General characteristics
- Class & type: Dobrynya Nikitich-class icebreaker
- Displacement: 2,935 t (2,889 long tons)
- Length: 67.7 m (222 ft)
- Beam: 18 m (59 ft)
- Draught: 5.35 m (17.6 ft)
- Depth: 8.32 m (27.3 ft)
- Installed power: 3 × 13D100 (3 × 1,800 hp)
- Propulsion: Diesel-electric; three shafts (2 × 2,400 hp + 1,600 hp)
- Speed: 15 knots (28 km/h; 17 mph)
- Range: 5,700 nautical miles (10,600 km; 6,600 mi) at 13 knots (24 km/h; 15 mph)
- Endurance: 17 days
- Complement: 42

= Buran (icebreaker) =

Operational Russian Navy icebreaker built in 1966

Buran (Буран) is a Russian Navy icebreaker. It was built at Admiralty Shipyard in Leningrad, Soviet Union, in 1966 and remains in service as of 2023.

Buran had a sister ship, Ilya Muromets, which was built in 1965 and decommissioned in 1993.

== Description ==

In the mid-1950s, the Soviet Union began developing a new diesel-electric icebreaker design based on the 1942-built steam-powered icebreaker Eisbär to meet the needs of both civilian and naval operators. Built in various configurations until the early 1980s, the Project 97 icebreakers and their derivatives became the largest and longest-running class of icebreakers and icebreaking vessels built in the world.
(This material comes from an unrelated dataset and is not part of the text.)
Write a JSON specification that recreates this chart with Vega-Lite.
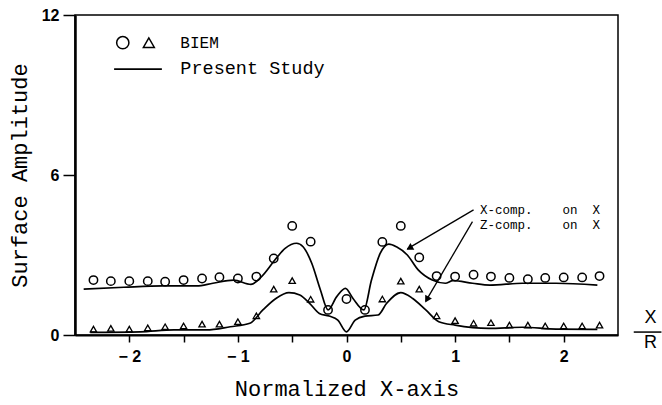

Two unarmed Project 97A icebreakers built for the Soviet Navy are sometimes considered as a separate subclass, Project 97K.

Project 97K icebreakers were 67.7 m long overall and had a beam of 18 m. Fully laden, the vessels drew 5.35 m of water and had a displacement of 2935 t. Their three 1800 hp 10-cylinder 13D100 two-stroke opposed-piston diesel engines were coupled to generators that powered electric propulsion motors driving two propellers in the stern and a third one in the bow. Project 97K icebreakers were capable of breaking 70 to 75 cm thick snow-covered ice at very slow but continuous speed.

Unlike the three Project 97 icebreakers built for the Soviet Navy in 1960–1962, the later Project 97K variants were unarmed.

== History ==

The second of two Project 97K icebreakers was laid down at Admiralty Shipyard in Leningrad on 21 January 1966, launched on 16 May 1966, and delivered on 24 October 1966 . The ship was named Buran, Russian for "blizzard", and joined the Soviet Navy Twice Red Banner Baltic Fleet.

As of 2023, Buran remains in service with the Russian Navy Baltic Fleet.